The same thing happened during Prohibition, when alcohol was made illegal — beer and wine virtually disappeared while whisky and gin became ubiquitous. And studies have shown that when Prohibition ended, the rates of alcohol consumption stayed close to the same. Violent-crime rates, though, plummeted, and the likes of Al Capone and his cronies were out of a job.

The only way to really win the war on drugs, Benavie says, is for the U.S. government to wrest control of the trade from the black market, just as it did with alcohol in the 1930s.

Benavie doesn’t advocate drug use. But the war on drugs, he says, amounts to a very expensive crusade. Warehousing half a million drug offenders who have mandatory minimum sentences puts a real strain on prisons. The average sentence for a nonviolent drug felony is seventy-five months; the average for a violent felony is fifty-six months. Because drug offenders must serve mandatory minimum sentences, wardens routinely grant early releases to violent offenders in order to make room for droves of drug offenders, most of whom are nonviolent.

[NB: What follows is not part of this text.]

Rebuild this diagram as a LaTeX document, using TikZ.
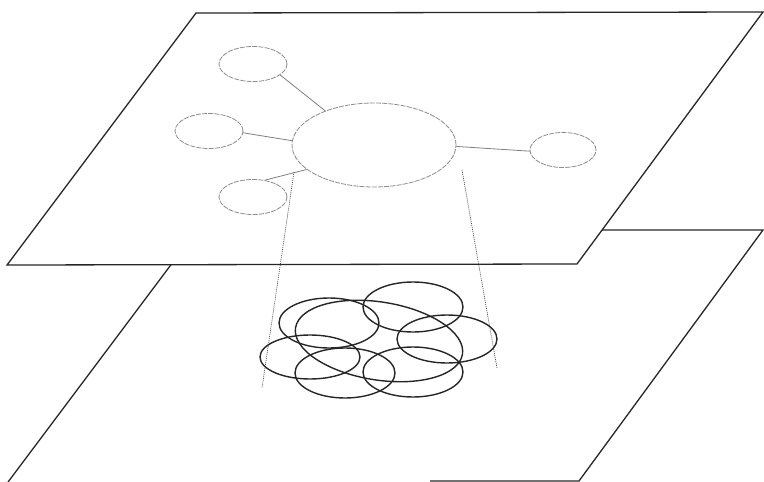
\documentclass[tikz,border=0pt]{standalone}
\usetikzlibrary{shapes.geometric}
\begin{document}
\begin{tikzpicture}[x=1pt,y=-1pt,
  planeedge/.style={draw=black!85,line width=1.3pt,line join=miter},
  topell/.style={ellipse,draw=black!45,line width=0.8pt,dash pattern=on 5pt off 1.2pt,inner sep=0pt},
  smallell/.style={topell,minimum width=68pt,minimum height=35pt},
  topconn/.style={draw=black!50,line width=0.8pt},
  projline/.style={draw=black!70,line width=0.7pt,dash pattern=on 1pt off 1pt},
  cell/.style={ellipse,draw=black!85,line width=1.4pt,inner sep=0pt,minimum width=100pt,minimum height=50pt}]
\useasboundingbox (0,0) rectangle (764,482);
% lower plane
\draw[planeedge] (8,482) -- (197,230) -- (763,230) -- (579,481) -- (430,481);
% upper plane (opaque)
\draw[planeedge,fill=white] (196,13) -- (763,12) -- (577,264) -- (7,265) -- cycle;
% upper graph
\node[topell,minimum width=164pt,minimum height=84pt] (big) at (374,145) {};
\node[smallell] (t1) at (253,64) {};
\node[smallell] (t2) at (209,131) {};
\node[smallell] (t3) at (253,197) {};
\node[smallell,minimum width=66pt] (t4) at (563,150) {};
\draw[topconn] (t1.-22) -- (big.145);
\draw[topconn] (t2.-3) -- (big.177);
\draw[topconn] (t3.55) -- (big.200);
\draw[topconn] (big.-1) -- (t4.182);
% projection lines
\coordinate (pl1) at (294,172);
\coordinate (pl2) at (262,388);
\coordinate (pr1) at (462,170);
\coordinate (pr2) at (497,368);
\draw[projline] (pl1) -- (pl2);
\draw[projline] (pr1) -- (pr2);
% lower cluster
\node[cell] (c1) at (329,323) {};
\node[cell] (c2) at (413,307) {};
\node[cell,minimum height=48pt] (c3) at (447,339) {};
\node[cell,minimum height=44pt] (c4) at (310,357) {};
\node[cell] (c5) at (345,373) {};
\node[cell] (c6) at (413,372) {};
\node[cell,minimum width=169pt,minimum height=78pt,rotate=-9] (c0) at (379,341) {};
\end{tikzpicture}
\end{document}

The war against drugs should actually be a war for public health, Benavie says. Most drug-related deaths are due to contamination by black market suppliers and diseases spread by infected needles. More than a third of AIDS patients in the United States contracted the disease by using infected needles to inject drugs, and many drug offenders contract and spread diseases once they’re in prison, where drugs and unprotected sex are the norm.

Because there’s no FDA approval for black-market products, there’s no way to tell how potent a drug is or with what it’s been mixed. Heroin manufacturers stretch their supplies by mixing in anything from lactose to baby laxatives to strychnine. And any black-market drug, including marijuana, can be contaminated with toxic byproducts, bacteria, or viruses that could transmit hepatitis, tetanus, and malaria.

Many Americans fear that legalization would lead to an out-of-control increase in the use of hard drugs. It’s possible, Benavie says. But studies in other countries have shown that legalizing drugs doesn’t usually increase drug use, he says, and even when there is an increase, it is brief and temporary.

If the United States could tax illicit drugs at the same rate it taxes for alcohol and tobacco, Benavie says, the government could save that $44 billion a year in fighting the war and it could generate an additional $33 billion a year. “Take the $77 billion — think what we could do with that money,” he says. “For example, we spend $37 billion a year on food stamps; it would cover that. We’ve been spending $29 billion on the National Institutes of Health, $6 billion on the National Science Foundation. Add those together, and we still have a few billion dollars left over. That’s what that money could mean.”

Arthur Benavie is a professor emeritus of economics in the College of Arts and Sciences and continues to teach at Carolina.